Ban bots from social media and all other speech platforms. We agree that people ought to have freedom of speech. Why should robots be given that right? If you want to express an opinion, express it. If you want to deploy millions of bots to impersonate human beings and distort the public square, you shouldn’t be able to.
I believe our real civic bottleneck is volume, not apathy. Omnibus bills and “manager’s amendments” routinely hit thousands of pages (the FY2023 omnibus was ~4,155 pages). Most voters and many lawmakers can’t digest that on deadline.
We could solve this with LLMs right now.
We've already seen several pork inclusions be called out by the press, only discovered because of AI, but it will be a while before it really starts having an impact. Hopefully it just breaks the back of the corruption, permanently - the people currently in political positions tend not to be the most clever or capable, and in order to game the system again, they'll need to be more clever than the best AI used to audit and hold them to account.
This country is doomed to collapse. This is about the time when Rome decided it was too much overhead to manage the whole empire, so they split into two empires. We're on such a mountain of cards that we're considering running our representative government with AI.
Your optimism just reinforced my blackpill...
For the vast majority of people voting, though, I think a) they already know who they’re voting before because of their identity group membership (“I’m a X person so I only vote for Y party”) or b) their voting is based on fundamental issues like the economy, a particularly weak candidate, etc. and therefore isn’t going to be swayed by these marginal mechanisms.
In fact I think AI might have the opposite effect, in that people will find candidates more appealing if they are on less formal podcasts and in more real contexts - the kind of thing AI will have a harder time doing. The last US election definitely had an element of that.
So I guess the takeaway is: if elections are so close that a tiny amount of voters sway them, the problem of polarization is already pretty extensive enough that AI probably isn’t going to make it much worse than it already is.
So it matters in the same way that the billions of dollars currently put toward this small silver matter, just in a more efficient and effective way. That isn't something to ignore, but it's also not a doomsday scenario IMO.
Polarization is the symptom. The cause is rampant misinformation and engagement based feeds on social media.

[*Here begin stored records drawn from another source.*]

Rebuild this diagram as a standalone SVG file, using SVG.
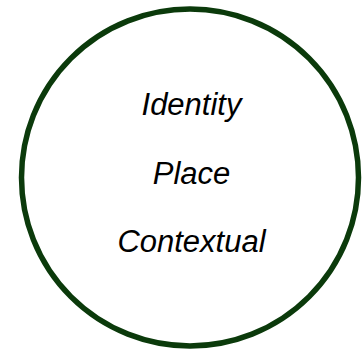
<svg xmlns="http://www.w3.org/2000/svg" width="364" height="354" viewBox="0 0 364 354">
<style>
.lbl{font-family:"Liberation Sans",Arial,sans-serif;font-style:italic;font-size:31px;fill:#000;text-anchor:middle}
</style>
<rect width="364" height="354" fill="#fff"/>
<g id="circle">
<circle cx="190" cy="177.5" r="168.5" fill="#fff" stroke="#0b3a0b" stroke-width="5.5"/>
<text class="lbl" x="191.5" y="115">Identity</text>
<text class="lbl" x="191.5" y="183.5">Place</text>
<text class="lbl" x="191.5" y="251.5">Contextual</text>
</g>
<g id="connectors"></g>
</svg>
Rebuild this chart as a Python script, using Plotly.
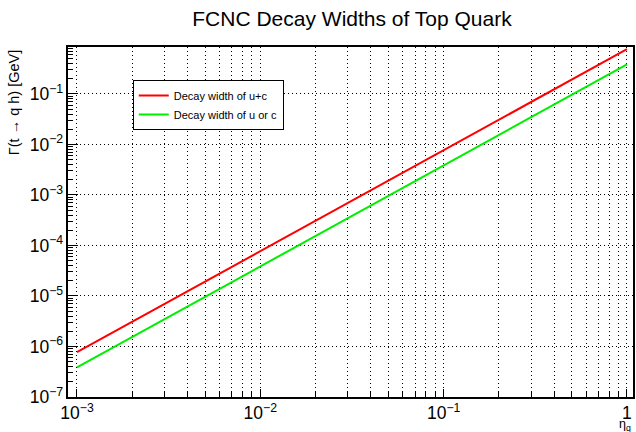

https://en.wikipedia.org/wiki/Political_polarization_in_the_...
I do agree that social media might make it worse, though. But again I don’t know if AI is really going to impact the people that are voting based on identity factors or major issues like the economy doing poorly.
I could see how AI influences people to associate their identity more with a particular political stance, though. That seems like a bigger risk than any particular viewpoint or falsehood being pushed.
To rephrase: things are so bad they can't get worse. But the beauty of life is that they always can!
nluken•1h ago
Most people, in my experience, use LLMs to help them write stuff or just to ask questions. While it might be neat to see the little ways in which some political movements are using new tools to help them do what they were already doing, the real paradigm shifting "use" of LLMs in politics will be generating content to bias the training sets the big companies use to create their models. If you could do that successfully, you would basically have free, 24/7 propaganda bots presenting your viewpoint to millions as a "neutral observer".